Department of Pathobiology, School of Veterinary Medicine, University of Pennsylvania, Philadelphia, Pennsylvania, United States of America.
Department of Biochemistry and Molecular Biology, Division of Hematology/Oncology, Mayo Clinic Arizona, Scottsdale, Arizona, United States of America.
Department of Biochemistry and Molecular Biology, Division of Pulmonary Medicine, Mayo Clinic Arizona, Scottsdale, Arizona, United States of America.

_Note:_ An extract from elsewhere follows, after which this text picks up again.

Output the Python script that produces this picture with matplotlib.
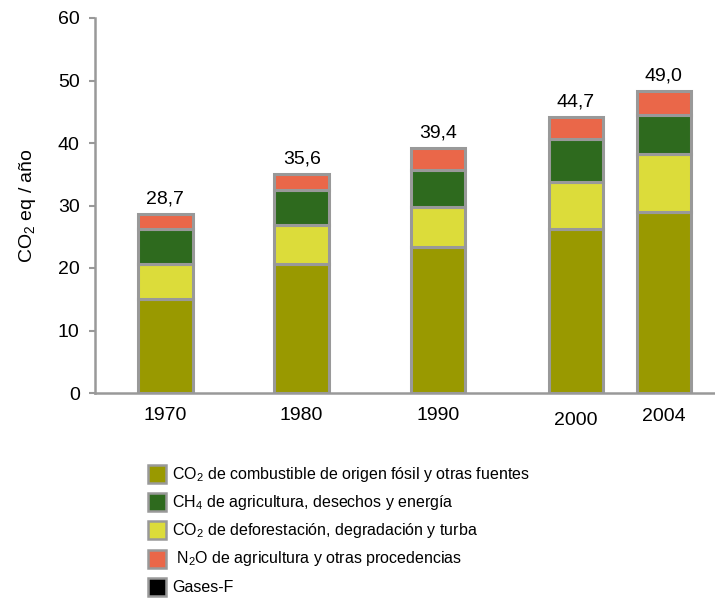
import matplotlib
matplotlib.use("Agg")
import matplotlib.pyplot as plt
from matplotlib.patches import Rectangle
from matplotlib.transforms import ScaledTranslation

plt.rcParams['font.family'] = ['Liberation Sans', 'DejaVu Sans']
plt.rcParams['mathtext.fontset'] = 'custom'
plt.rcParams['mathtext.rm'] = 'Liberation Sans'
plt.rcParams['mathtext.it'] = 'Liberation Sans:italic'
plt.rcParams['mathtext.bf'] = 'Liberation Sans:bold'

# ---- data ----
years = ["1970", "1980", "1990", "2000", "2004"]
co2_fossil = [15.0, 20.6, 23.4, 26.2, 28.9]
co2_deforest = [5.6, 6.3, 6.3, 7.6, 9.3]
ch4 = [5.6, 5.6, 6.0, 6.8, 6.3]
n2o = [2.5, 2.6, 3.5, 3.6, 3.9]
total_labels = [28.7, 35.6, 39.4, 44.7, 49.0]

legend_labels = [
    r"CO$_2$ de combustible de origen fósil y otras fuentes",
    r"CH$_4$ de agricultura, desechos y energía",
    r"CO$_2$ de deforestación, degradación y turba",
    r" N$_2$O de agricultura y otras procedencias",
    "Gases-F",
]
c_fossil, c_ch4, c_def, c_n2o, c_f = "#999900", "#2E6A1E", "#DCDC3A", "#EA6749", "#000000"
legend_colors = [c_fossil, c_ch4, c_def, c_n2o, c_f]
edge = "#999999"

# layout positions (uneven spacing as in the original)
xpos = [0, 1, 2, 3.01, 3.655]

W, H = 715, 603
fig = plt.figure(figsize=(W / 100, H / 100), dpi=100)
ax = fig.add_axes([95 / W, 1 - 393 / H, 1 - 95 / W, (393 - 18) / H])

bottom = [0.0] * len(years)
for vals, col in zip([co2_fossil, co2_deforest, ch4, n2o], [c_fossil, c_def, c_ch4, c_n2o]):
    ax.bar(xpos, vals, bottom=bottom, width=0.40, color=col,
           edgecolor=edge, linewidth=2.2, zorder=3)
    bottom = [b + v for b, v in zip(bottom, vals)]

for x, top, lab in zip(xpos, bottom, total_labels):
    ax.annotate(f"{lab:.1f}".replace(".", ","), xy=(x, top), xytext=(0, 7.5),
                textcoords="offset points", ha="center", va="baseline",
                fontsize=14, color="black")

ax.set_xlim(-0.515, 4.03)
ax.set_ylim(0, 60)
ax.set_yticks(range(0, 61, 10))
ax.tick_params(axis="y", direction="out", length=4, width=1.5, color="#999999",
               labelsize=14, pad=7)
ax.set_xticks(xpos)
ax.set_xticklabels(years)
ax.tick_params(axis="x", length=0, labelsize=14, pad=10)

# the 2000 label sits slightly lower in the original
lbls = ax.get_xticklabels()
lbls[3].set_transform(lbls[3].get_transform() + ScaledTranslation(0, -4 / 72, fig.dpi_scale_trans))
lbls[4].set_transform(lbls[4].get_transform() + ScaledTranslation(0, -0.5 / 72, fig.dpi_scale_trans))

for s in ["top", "right"]:
    ax.spines[s].set_visible(False)
for s in ["left", "bottom"]:
    ax.spines[s].set_color("#999999")
    ax.spines[s].set_linewidth(1.8)

ax.set_ylabel(r"CO$_2$ eq / año", fontsize=14, labelpad=14)

# legend drawn manually
row_y = [474, 502, 530, 559, 587]
for yc, lab, col in zip(row_y, legend_labels, legend_colors):
    fig.patches.append(Rectangle((148 / W, 1 - (yc + 9) / H), 18 / W, 18 / H,
                                 transform=fig.transFigure, facecolor=col,
                                 edgecolor=edge, linewidth=1.8))
    fig.text(172 / W, 1 - yc / H, lab, fontsize=11.5, va="center", ha="left")

fig.savefig("out.png", dpi=100)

It has become increasingly clear that the functions of eosinophils extend beyond host defense and allergy to metabolism and tissue regeneration. These influences have strong potential to be relevant in worm infections in which eosinophils are prominent and parasites rely on the host for nutrients to support growth or reproduction. The aim of this study was to investigate the mechanism underlying the observation that eosinophils promote growth of Trichinella spiralis larvae in skeletal muscle. Our results indicate that IL-4 and eosinophils are necessary for normal larval growth and that eosinophils from IL-4 competent mice are sufficient to support growth. The eosinophil-mediated effect operates in the absence of adaptive immunity. Following invasion by newborn larvae, host gene expression in skeletal muscle was compatible with a regenerative response and a shift in the source of energy in infected tissue. The presence of eosinophils suppressed local inflammation while also influencing nutrient homeostasis in muscle. Redistribution of glucose transporter 4 (GLUT4) and phosphorylation of Akt were observed in nurse cells, consistent with enhancement of glucose uptake and glycogen storage by larvae that is known to occur. The data are consistent with a mechanism in which eosinophils promote larval growth by an IL-4 dependent mechanism that limits local interferon-driven responses that otherwise alter nutrient metabolism in infected muscle. Our findings document a novel interaction between parasite and host in which worms have evolved a strategy to co-opt an innate host cell response in a way that facilitates their growth.